This is an explanation of another one of those ambitious projects which I really want to do, but I have neither the experience nor the people to actually do it with.
I hate rough inclines: they kill my legs. The number one detractor to riding a bike in my childhood was that in my neighborhood, there are some very steep inclines. It made riding a bicycle not a very pleasant experience, and my father never wanted to bring me to a park for me to ride my bike on, so in the end, I never really used my bike.
However, given the fact that using a bicycle is the only practical mode of rapid transit in the city where I attend college, I want to actually start riding a bike again. And after a year or so of riding that bike, I want to make the riding experience cooler.
First, I want to retrofit a brushless DC motor to the drive shaft; something rated for around 600 W of power output. If it is not possible to attach it directly to the hub, I’ll attach it to the shaft with a belt; ideally, a belt with the quality of a timing belt. But I hope I don’t have to do this, because if so, I’d have to play with the tension, pitch, and so on of the belt, which would be problematic.

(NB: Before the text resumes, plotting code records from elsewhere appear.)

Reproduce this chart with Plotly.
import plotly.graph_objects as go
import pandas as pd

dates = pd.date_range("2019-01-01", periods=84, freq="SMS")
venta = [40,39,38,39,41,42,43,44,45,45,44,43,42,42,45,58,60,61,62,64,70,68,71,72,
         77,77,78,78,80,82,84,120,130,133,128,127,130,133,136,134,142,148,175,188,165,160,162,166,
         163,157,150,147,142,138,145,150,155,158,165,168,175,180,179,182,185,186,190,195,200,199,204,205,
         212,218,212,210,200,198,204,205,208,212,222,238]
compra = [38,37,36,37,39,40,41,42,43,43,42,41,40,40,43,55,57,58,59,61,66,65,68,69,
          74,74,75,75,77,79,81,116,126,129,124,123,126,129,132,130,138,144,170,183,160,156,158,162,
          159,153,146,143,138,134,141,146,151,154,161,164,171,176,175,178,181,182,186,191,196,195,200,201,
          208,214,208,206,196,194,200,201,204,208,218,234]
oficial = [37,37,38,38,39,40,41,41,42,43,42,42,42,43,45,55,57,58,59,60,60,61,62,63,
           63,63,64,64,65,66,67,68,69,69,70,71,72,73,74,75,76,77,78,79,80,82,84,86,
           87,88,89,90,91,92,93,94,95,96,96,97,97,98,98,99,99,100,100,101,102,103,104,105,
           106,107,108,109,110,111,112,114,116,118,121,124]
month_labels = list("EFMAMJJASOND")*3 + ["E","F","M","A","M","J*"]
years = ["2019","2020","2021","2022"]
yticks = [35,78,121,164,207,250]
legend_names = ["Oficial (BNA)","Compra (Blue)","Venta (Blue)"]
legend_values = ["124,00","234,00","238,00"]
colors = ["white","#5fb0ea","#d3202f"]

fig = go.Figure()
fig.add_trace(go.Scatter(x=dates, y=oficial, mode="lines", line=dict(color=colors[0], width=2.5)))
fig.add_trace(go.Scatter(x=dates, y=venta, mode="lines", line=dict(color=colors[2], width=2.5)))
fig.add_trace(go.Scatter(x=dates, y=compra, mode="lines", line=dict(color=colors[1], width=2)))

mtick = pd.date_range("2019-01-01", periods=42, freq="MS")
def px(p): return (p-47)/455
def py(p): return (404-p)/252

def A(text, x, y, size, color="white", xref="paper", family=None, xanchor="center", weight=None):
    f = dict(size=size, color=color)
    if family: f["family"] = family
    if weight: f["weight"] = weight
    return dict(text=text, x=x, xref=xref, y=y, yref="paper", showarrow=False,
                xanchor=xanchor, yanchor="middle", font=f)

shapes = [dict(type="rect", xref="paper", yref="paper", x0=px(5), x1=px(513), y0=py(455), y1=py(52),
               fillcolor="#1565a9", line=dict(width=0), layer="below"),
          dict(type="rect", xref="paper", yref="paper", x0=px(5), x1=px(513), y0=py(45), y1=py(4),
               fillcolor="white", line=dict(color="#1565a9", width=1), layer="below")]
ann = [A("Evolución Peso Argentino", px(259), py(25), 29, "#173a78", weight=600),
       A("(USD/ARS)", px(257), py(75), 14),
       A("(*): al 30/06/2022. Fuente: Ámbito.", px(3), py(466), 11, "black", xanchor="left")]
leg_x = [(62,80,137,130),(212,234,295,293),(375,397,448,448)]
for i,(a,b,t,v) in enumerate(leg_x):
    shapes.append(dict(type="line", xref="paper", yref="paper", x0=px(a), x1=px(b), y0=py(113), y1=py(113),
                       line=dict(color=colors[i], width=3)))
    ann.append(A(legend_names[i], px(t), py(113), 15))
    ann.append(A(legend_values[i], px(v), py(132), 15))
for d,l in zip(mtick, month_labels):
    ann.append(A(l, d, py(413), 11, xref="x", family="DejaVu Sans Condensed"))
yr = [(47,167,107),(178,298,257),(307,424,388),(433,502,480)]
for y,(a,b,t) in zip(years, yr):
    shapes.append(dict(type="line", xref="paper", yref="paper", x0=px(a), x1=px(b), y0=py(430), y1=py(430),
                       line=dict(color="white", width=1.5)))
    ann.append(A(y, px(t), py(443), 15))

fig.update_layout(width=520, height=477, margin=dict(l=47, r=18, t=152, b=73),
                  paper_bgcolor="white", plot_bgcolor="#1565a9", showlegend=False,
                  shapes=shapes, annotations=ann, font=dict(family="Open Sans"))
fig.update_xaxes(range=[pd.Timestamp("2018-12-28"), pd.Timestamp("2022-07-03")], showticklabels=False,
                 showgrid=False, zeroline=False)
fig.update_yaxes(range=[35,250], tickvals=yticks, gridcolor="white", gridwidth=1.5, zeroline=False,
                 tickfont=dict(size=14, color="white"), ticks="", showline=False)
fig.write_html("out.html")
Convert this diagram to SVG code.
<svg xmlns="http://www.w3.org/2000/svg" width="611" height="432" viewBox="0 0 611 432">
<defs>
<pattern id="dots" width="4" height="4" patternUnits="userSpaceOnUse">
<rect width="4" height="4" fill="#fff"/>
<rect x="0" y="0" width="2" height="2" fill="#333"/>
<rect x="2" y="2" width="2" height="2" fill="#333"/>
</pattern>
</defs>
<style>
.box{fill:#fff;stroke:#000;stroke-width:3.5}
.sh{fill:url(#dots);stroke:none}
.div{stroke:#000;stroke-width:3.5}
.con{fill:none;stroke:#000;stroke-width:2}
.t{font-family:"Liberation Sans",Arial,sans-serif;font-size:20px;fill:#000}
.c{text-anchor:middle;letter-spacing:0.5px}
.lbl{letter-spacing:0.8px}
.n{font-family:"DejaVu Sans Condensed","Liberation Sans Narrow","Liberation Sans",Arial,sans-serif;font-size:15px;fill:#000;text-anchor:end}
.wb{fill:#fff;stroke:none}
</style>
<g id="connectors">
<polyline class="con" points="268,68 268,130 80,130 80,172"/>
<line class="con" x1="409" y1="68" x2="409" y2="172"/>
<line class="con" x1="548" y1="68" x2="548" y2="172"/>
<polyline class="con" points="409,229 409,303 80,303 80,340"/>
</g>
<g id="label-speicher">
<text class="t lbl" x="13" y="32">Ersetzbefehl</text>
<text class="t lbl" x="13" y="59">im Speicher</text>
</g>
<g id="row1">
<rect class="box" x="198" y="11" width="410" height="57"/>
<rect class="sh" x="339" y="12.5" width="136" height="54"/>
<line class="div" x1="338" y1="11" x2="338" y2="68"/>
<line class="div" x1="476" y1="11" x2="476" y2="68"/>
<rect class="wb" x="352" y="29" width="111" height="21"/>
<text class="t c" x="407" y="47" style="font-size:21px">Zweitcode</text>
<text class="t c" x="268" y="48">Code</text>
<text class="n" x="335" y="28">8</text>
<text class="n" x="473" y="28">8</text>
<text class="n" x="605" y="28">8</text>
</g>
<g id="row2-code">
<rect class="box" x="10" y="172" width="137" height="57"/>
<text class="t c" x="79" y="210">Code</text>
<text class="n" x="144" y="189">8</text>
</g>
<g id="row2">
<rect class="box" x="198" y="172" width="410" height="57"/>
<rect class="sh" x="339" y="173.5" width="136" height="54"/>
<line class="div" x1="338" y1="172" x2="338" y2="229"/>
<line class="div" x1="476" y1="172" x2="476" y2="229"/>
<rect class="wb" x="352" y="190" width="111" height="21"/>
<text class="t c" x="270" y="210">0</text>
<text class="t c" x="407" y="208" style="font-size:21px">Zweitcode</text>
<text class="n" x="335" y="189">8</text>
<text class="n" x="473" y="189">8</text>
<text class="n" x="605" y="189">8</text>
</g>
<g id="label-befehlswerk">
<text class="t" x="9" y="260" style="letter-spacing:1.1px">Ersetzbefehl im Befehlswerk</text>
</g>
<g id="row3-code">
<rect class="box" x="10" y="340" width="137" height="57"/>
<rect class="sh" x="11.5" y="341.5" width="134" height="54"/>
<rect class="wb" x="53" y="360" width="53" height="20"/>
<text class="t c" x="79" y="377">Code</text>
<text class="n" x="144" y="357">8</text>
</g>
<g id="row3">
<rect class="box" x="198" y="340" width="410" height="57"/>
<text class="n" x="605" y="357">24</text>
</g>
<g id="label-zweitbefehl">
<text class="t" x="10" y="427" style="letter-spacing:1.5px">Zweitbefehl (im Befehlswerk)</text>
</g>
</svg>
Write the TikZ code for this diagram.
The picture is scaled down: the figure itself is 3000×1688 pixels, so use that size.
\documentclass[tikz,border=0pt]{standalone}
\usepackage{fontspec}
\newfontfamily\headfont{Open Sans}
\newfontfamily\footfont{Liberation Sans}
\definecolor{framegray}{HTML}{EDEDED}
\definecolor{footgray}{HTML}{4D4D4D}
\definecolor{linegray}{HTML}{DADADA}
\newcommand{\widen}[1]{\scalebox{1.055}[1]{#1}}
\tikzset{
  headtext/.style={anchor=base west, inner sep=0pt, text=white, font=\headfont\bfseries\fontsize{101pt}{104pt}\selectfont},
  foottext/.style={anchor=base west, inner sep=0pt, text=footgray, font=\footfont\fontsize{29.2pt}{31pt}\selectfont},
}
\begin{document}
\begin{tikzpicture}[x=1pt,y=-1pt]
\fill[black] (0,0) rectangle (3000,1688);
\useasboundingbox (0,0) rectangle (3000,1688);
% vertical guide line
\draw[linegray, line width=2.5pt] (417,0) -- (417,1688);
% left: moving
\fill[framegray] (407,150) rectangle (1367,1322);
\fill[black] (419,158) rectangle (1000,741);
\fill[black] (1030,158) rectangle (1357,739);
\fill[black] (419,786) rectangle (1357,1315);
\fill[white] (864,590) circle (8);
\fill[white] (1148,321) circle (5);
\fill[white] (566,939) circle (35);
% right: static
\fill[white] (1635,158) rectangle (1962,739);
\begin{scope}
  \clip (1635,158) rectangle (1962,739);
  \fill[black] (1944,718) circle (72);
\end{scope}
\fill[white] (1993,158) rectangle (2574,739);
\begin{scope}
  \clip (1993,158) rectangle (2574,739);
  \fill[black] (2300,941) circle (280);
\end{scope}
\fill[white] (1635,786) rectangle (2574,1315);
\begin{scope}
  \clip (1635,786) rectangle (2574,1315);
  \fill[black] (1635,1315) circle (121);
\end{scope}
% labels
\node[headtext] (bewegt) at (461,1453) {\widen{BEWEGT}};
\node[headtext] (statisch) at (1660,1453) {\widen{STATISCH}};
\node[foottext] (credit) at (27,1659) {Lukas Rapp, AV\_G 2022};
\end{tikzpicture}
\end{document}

Next would be the electronic speed controller and charge controller. I want the controllers to automatically switch to a regenerative mode for slight brakes by bypassing the ESC, inverting the poles of the motor, and taking the current straight to the charge controller. Then, on pedaling, the controllers should switch back to drive mode. This behavior would be directed by the main controller, since regenerative braking is a non-essential feature.
Speaking of a main controller, what exactly is it? The main controller is the Arduino or whatever microcontroller I decide to use that is wired to the ESC and charge controller, but is not required to be run in order to operate the bike in case of a fatal error or low battery charge. It would run a real-time operating system with prioritized continuous tasks and many, many interrupt routines. These would be its high-level tasks, in order of descending priority:
- Emergency brake applicator. Continuously checks “emergency stop” button, dead man’s switch (clipped to clothes, but the clamp is limited enough such that it cannot be clipped to the handlebars or other part of bike; then the other end of the clamp is magnetically attached to a port on the control box), or >95% application of brakes while moving at a formidable speed.
- 10 Hz alternating pulse. This signal is generated and passes through some kind of failsafe circuit, which then determines whether or not the ESC should be enabled. The alternating pulse ensures that the main controller is not “frozen” on an operation that could prevent it from stopping the motor. This assumes that as long as the pulse is alternating, the controller is working as intended.
- Speedometer. It simply samples the speed at which the back wheel is spinning and determines the current speed.
- Speed regulator. This task scales back the output DC current based on how close the bike is to the speed limit. This task can be overridden, but it’s not a good idea to do so.
- Brake detector. This task detects the brake application percent. The actuation of the brakes is completely analog, but if it is significant, the main controller can signal to go to regenerative mode.
- Pedal detector. This task simply detects how much positive force is being applied on the pedal and sets the target DC current proportional to this force (clamped, of course).
- Odometer. It uses the same sampling metric as the speed counter, but it increments the distance by the circumference of the wheel. After around .2 miles, it writes to the EEPROM. I suppose I could use a pointer to level the wear on the flash, or I could use a preexisting file system designed specifically for microcontrollers.
- Display driver. This assumes that there exists a layer of abstraction between the UI and the display itself.
- Sound driver. Just for basic beeps and boops.
- Main UI. This handles button interrupts (the calls of which are passed to the foreground user task), the failsafe UI (if all user-mode UI tasks are dead), and the UI toolkit itself.
- Foreground user task. Dashboard, options, etc. Must not directly control motor operation.
- Background user tasks. Battery icon, clock, etc. Must be non-critical.
The e-bike’s main controller would require a key for operation and then a simple on/off SPST switch located in front of the handlebars. The display would ideally be a Hitachi HD44780-esque LCD, but it could also be the Nokia-style LCDs, although these might be a little too small. There will be six buttons: on the left below the display, there will be four directional buttons laid horizontally (in a style familiar to Vim users or Dance Dance Revolution/StepMania players), and on the right, a back button and an enter button. The display and controls need to be water-proofed.
Instead of using heavy deep-cycle lead-acid batteries, I’d just opt for using LiPo cells, which are ubiquitous in hobby usage for high-performance electronics. Industry professionals are not fond of LiPo cells because they are comparatively more dangerous and volatile than other types of cells, and this increased risk cannot be tolerated in mass production. However, since I am not mass-producing e-bikes, it should be OK to accept the risks and enjoy the power of lightweight LiPos, as long as their charging is supervised closely.
This e-bike also needs a brake light, signal lights, and an LED headlight with a white color temperature rather than blue.
That’s all I want the bike to do. All of this, but I want to keep it street-legal and be able to prove that it can be safely ridden in busy streets under the consideration of various fail-safe mechanisms, including a speed regulator that requires manual override.
Sadly, I don’t know if I will ever be able to make this contraption.